Dans les faits, toutefois, une telle amélioration n'a été
observée que pour certaines pollutions très localisées
touchant directement les populations.
On ne peut donc s'en remettre à la seule croissance économique
pour sauvegarder l'environnement.
Des politiques environnementales plus
ambitieuses sont nécessaires, en premier lieu dans les pays du
Nord
, qui sont les principaux responsables de la
détérioration de l'environnement. La concurrence internationale
ne constitue pas aujourd'hui une contrainte telle qu'elle empêche
d'avancer sur cette voie. Un renforcement de la réglementation
stimulerait la recherche de techniques respectueuses de l'environnement, qui
pourraient ensuite être diffusées dans les pays en
développement. De la même manière, il n'est pas
illégitime que des accords internationaux fassent porter l'effort
principal sur les pays du Nord, et permettent aux pays en développement
de s'y rallier plus tardivement.
Les politiques environnementales nationales doivent être
complétées par une action internationale plus résolue en
matière de protection de
l'environnement
. La création
d'une Organisation mondiale de l'Environnement enverrait le signal d'une
mobilisation de la communauté internationale. Un nombre croissant
d'Etats se rallient à cette proposition, défendue publiquement
par la France. Il faut également réfléchir à la
création, à moyen terme, d'une taxation écologique
internationale, qui créerait une incitation à diminuer les
émissions de gaz à effet de serre, tout en générant
des ressources, qui pourraient être affectées, au moins en partie,
à la gestion de biens publics mondiaux. De nouvelles conventions
internationales pourraient être négociées, notamment pour
contrer les phénomènes de déforestation et
d'épuisement des ressources halieutiques.
Les décisions de l'Organisation mondiale du Commerce sont susceptibles
d'avoir un impact sur l'environnement, et il est donc important que les
préoccupations environnementales soient défendues au sein de
cette organisation. De cette réflexion découle l'idée
d'imposer la présence « d'experts environnementaux »
au sein des panels de l'Organe de règlement des différends,
lorsque sont en jeu des questions environnementales. En cas de conflit entre
les règles commerciales et un accord multilatéral
environnemental, une procédure de consultation pourrait être
envisagée. Si aucune conciliation entre les règles en
présence n'est possible, l'OMC devrait admettre les restrictions au
commerce contenues dans les accords environnementaux contractés de bonne
foi.
Outre les initiatives à prendre à l'échelle
multilatérale, il faut souligner la contribution que peut apporter
l'Union européenne à une meilleure maîtrise des effets de
la mondialisation sur l'environnement. Il faut soutenir les efforts de l'Union
européenne pour mettre en oeuvre le Protocole de Kyoto, et encourager la
nouvelle orientation « verte » de la Politique agricole
commune, qui subordonne le versement de certaines subventions au respect de
critères écologiques. La croissance du commerce entraînant
mécaniquement un développement des transports, un investissement
soutenu dans les infrastructures de transport est nécessaire, notamment
afin de moderniser les réseaux des nouveaux Etats membres. Les pays
européens pourraient également demander que soit
étudiée au sein de l'Organisation de l'aviation civile
internationale une éventuelle taxation du kérosène.
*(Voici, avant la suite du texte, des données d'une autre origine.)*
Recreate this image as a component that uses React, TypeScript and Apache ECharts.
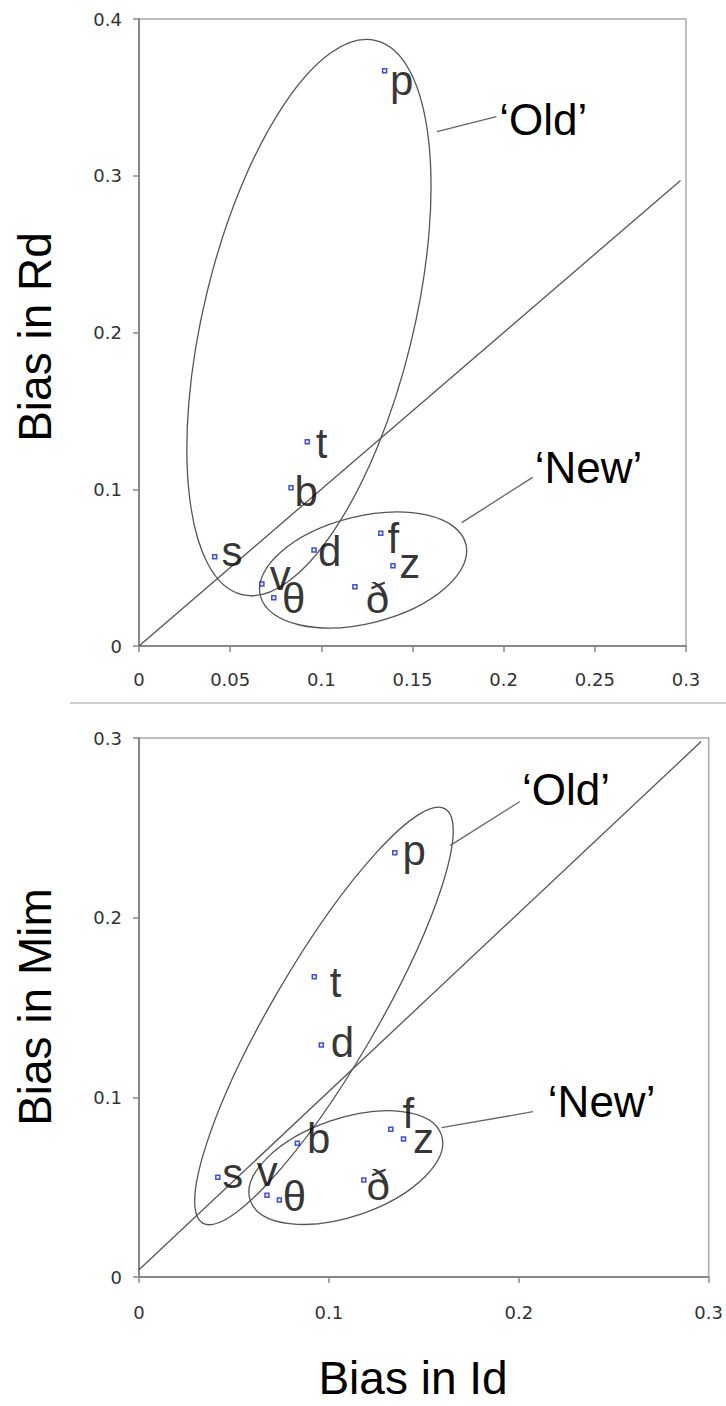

Au niveau national, votre rapporteur propose la création d'un
Observatoire national des effets de la mondialisation, qui produirait une
expertise utile aux décideurs et animerait le débat public. La
France dispose, en outre, de leviers pour peser sur le cours de la
mondialisation. Il convient ainsi d'amplifier les efforts menés pour
intégrer les considérations environnementales à notre
politique d'aide au développement. Les obligations des grandes
entreprises en matière d'information sur leurs pratiques
environnementales pourraient être précisées. Il faut enfin
renforcer la coordination entre ministère sur les dossiers transversaux
liés à la mondialisation, et mieux associer la
société civile et les ONG à la prise de décision.